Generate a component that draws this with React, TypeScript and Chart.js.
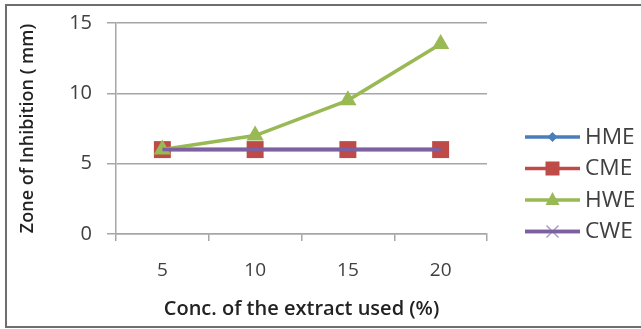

· · ·

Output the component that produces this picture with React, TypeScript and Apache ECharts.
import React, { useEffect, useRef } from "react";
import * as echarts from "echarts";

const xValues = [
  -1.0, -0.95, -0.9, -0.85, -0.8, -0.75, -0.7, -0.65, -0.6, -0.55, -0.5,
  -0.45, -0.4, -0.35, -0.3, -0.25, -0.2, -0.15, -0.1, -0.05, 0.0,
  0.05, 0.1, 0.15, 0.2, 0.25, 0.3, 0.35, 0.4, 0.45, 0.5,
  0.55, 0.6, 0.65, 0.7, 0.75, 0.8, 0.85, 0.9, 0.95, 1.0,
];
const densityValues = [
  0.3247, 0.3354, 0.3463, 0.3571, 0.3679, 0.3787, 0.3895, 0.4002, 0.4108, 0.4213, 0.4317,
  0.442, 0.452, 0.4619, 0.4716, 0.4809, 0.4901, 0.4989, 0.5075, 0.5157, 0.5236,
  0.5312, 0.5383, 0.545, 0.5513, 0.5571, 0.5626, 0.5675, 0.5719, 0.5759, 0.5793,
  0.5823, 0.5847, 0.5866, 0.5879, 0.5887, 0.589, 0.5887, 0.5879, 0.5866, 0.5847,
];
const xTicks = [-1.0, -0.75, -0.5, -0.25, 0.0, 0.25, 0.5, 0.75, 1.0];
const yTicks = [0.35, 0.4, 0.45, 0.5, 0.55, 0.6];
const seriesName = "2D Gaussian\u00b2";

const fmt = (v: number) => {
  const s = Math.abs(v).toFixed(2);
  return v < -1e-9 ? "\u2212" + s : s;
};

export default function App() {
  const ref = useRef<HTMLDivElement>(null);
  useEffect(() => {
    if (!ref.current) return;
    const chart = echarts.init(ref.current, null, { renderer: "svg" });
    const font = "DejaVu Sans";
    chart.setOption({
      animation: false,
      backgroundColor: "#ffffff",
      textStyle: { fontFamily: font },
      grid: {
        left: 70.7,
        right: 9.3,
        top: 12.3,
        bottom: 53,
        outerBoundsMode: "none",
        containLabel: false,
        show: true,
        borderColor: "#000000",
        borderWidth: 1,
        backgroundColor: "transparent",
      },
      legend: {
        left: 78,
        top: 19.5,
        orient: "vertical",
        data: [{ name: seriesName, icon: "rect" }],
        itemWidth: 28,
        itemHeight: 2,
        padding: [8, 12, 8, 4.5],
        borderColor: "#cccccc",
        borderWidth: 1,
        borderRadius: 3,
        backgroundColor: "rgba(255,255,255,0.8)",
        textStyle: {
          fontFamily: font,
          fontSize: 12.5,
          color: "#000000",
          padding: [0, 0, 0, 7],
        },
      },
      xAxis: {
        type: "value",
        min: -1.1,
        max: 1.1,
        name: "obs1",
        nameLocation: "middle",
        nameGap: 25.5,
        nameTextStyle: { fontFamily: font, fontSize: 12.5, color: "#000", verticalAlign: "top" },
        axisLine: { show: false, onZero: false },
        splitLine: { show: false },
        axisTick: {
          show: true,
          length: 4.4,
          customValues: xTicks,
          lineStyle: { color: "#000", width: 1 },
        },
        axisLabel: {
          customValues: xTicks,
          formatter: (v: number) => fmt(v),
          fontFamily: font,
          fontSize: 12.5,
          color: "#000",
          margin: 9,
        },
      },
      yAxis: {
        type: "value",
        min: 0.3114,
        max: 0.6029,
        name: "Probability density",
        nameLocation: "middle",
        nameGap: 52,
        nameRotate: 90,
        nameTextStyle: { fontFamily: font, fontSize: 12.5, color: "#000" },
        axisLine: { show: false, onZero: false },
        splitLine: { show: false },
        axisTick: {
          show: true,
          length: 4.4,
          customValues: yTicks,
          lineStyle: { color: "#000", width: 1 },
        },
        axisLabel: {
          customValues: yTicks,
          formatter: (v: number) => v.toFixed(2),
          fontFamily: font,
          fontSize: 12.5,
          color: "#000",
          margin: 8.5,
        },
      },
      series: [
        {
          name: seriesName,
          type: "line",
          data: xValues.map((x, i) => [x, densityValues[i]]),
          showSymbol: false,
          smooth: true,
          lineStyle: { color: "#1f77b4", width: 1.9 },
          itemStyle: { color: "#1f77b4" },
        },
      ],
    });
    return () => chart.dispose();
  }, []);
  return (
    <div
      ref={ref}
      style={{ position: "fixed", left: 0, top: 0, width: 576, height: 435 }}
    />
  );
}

· · ·

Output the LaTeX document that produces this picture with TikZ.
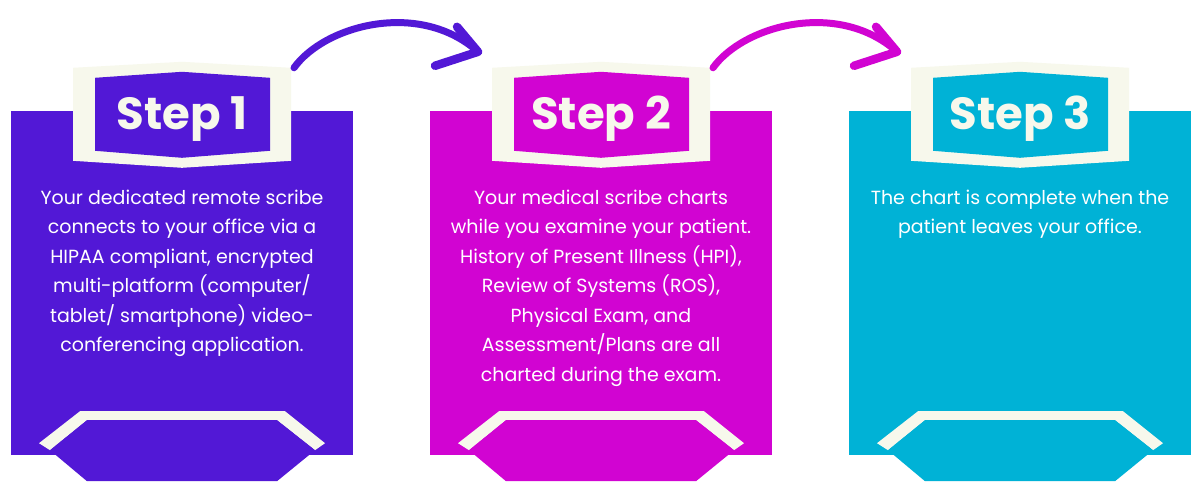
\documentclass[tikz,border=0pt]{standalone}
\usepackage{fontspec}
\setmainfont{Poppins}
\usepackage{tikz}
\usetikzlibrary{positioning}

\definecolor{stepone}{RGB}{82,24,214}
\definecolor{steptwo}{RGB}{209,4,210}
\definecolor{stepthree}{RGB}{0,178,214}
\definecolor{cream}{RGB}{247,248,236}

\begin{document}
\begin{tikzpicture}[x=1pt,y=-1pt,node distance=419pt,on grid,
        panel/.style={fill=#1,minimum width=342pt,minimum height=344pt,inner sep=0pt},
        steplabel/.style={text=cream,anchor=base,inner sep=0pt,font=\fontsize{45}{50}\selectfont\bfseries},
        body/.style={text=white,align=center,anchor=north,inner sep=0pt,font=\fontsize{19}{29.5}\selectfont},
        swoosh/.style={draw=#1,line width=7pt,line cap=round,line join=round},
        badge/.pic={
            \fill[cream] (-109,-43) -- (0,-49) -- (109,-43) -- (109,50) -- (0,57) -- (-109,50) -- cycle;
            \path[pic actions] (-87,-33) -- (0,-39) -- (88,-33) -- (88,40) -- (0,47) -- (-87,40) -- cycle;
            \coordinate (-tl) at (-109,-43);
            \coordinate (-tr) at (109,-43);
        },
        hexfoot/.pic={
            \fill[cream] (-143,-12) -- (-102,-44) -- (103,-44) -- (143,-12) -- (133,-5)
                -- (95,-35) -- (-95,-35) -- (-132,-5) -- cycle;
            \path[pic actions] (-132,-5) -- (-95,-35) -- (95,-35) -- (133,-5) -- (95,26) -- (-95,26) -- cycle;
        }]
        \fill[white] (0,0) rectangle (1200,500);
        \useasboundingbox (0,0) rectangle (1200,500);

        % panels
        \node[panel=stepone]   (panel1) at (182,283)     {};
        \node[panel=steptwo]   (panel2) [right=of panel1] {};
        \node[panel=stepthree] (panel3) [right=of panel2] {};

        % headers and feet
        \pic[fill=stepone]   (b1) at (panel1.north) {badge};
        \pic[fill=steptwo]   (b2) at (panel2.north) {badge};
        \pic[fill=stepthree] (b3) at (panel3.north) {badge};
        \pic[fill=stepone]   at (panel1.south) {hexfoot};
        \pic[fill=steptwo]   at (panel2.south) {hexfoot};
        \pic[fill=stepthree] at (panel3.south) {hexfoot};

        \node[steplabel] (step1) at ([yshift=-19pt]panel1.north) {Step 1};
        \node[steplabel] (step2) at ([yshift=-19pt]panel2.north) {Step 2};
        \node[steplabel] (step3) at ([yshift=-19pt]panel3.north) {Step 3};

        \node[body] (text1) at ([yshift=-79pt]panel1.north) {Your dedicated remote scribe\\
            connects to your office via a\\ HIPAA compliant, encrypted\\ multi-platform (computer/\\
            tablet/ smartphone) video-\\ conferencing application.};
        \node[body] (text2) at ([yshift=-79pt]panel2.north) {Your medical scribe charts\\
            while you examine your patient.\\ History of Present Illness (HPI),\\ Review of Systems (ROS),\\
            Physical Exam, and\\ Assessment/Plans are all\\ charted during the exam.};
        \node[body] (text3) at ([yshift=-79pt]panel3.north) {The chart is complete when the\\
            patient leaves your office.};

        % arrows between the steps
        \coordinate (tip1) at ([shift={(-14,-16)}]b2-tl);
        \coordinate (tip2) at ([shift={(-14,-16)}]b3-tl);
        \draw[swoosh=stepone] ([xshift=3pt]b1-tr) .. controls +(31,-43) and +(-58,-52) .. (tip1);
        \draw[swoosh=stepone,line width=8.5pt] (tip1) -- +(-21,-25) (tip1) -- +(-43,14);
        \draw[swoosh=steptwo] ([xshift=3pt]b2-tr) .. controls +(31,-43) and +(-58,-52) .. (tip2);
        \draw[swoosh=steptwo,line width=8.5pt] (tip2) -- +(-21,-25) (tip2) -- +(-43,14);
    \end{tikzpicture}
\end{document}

· · ·

— Task to complete —
Print out, exactly and with nothing added, the lines starting at the line holding "Output the LaTeX" and ending at the line holding "(panel3) [right=of panel2]", minus any pictures.

— Task response —
Output the LaTeX document that produces this picture with TikZ.
\documentclass[tikz,border=0pt]{standalone}
\usepackage{fontspec}
\setmainfont{Poppins}
\usepackage{tikz}
\usetikzlibrary{positioning}

\definecolor{stepone}{RGB}{82,24,214}
\definecolor{steptwo}{RGB}{209,4,210}
\definecolor{stepthree}{RGB}{0,178,214}
\definecolor{cream}{RGB}{247,248,236}

\begin{document}
\begin{tikzpicture}[x=1pt,y=-1pt,node distance=419pt,on grid,
        panel/.style={fill=#1,minimum width=342pt,minimum height=344pt,inner sep=0pt},
        steplabel/.style={text=cream,anchor=base,inner sep=0pt,font=\fontsize{45}{50}\selectfont\bfseries},
        body/.style={text=white,align=center,anchor=north,inner sep=0pt,font=\fontsize{19}{29.5}\selectfont},
        swoosh/.style={draw=#1,line width=7pt,line cap=round,line join=round},
        badge/.pic={
            \fill[cream] (-109,-43) -- (0,-49) -- (109,-43) -- (109,50) -- (0,57) -- (-109,50) -- cycle;
            \path[pic actions] (-87,-33) -- (0,-39) -- (88,-33) -- (88,40) -- (0,47) -- (-87,40) -- cycle;
            \coordinate (-tl) at (-109,-43);
            \coordinate (-tr) at (109,-43);
        },
        hexfoot/.pic={
            \fill[cream] (-143,-12) -- (-102,-44) -- (103,-44) -- (143,-12) -- (133,-5)
                -- (95,-35) -- (-95,-35) -- (-132,-5) -- cycle;
            \path[pic actions] (-132,-5) -- (-95,-35) -- (95,-35) -- (133,-5) -- (95,26) -- (-95,26) -- cycle;
        }]
        \fill[white] (0,0) rectangle (1200,500);
        \useasboundingbox (0,0) rectangle (1200,500);

        % panels
        \node[panel=stepone]   (panel1) at (182,283)     {};
        \node[panel=steptwo]   (panel2) [right=of panel1] {};
        \node[panel=stepthree] (panel3) [right=of panel2] {};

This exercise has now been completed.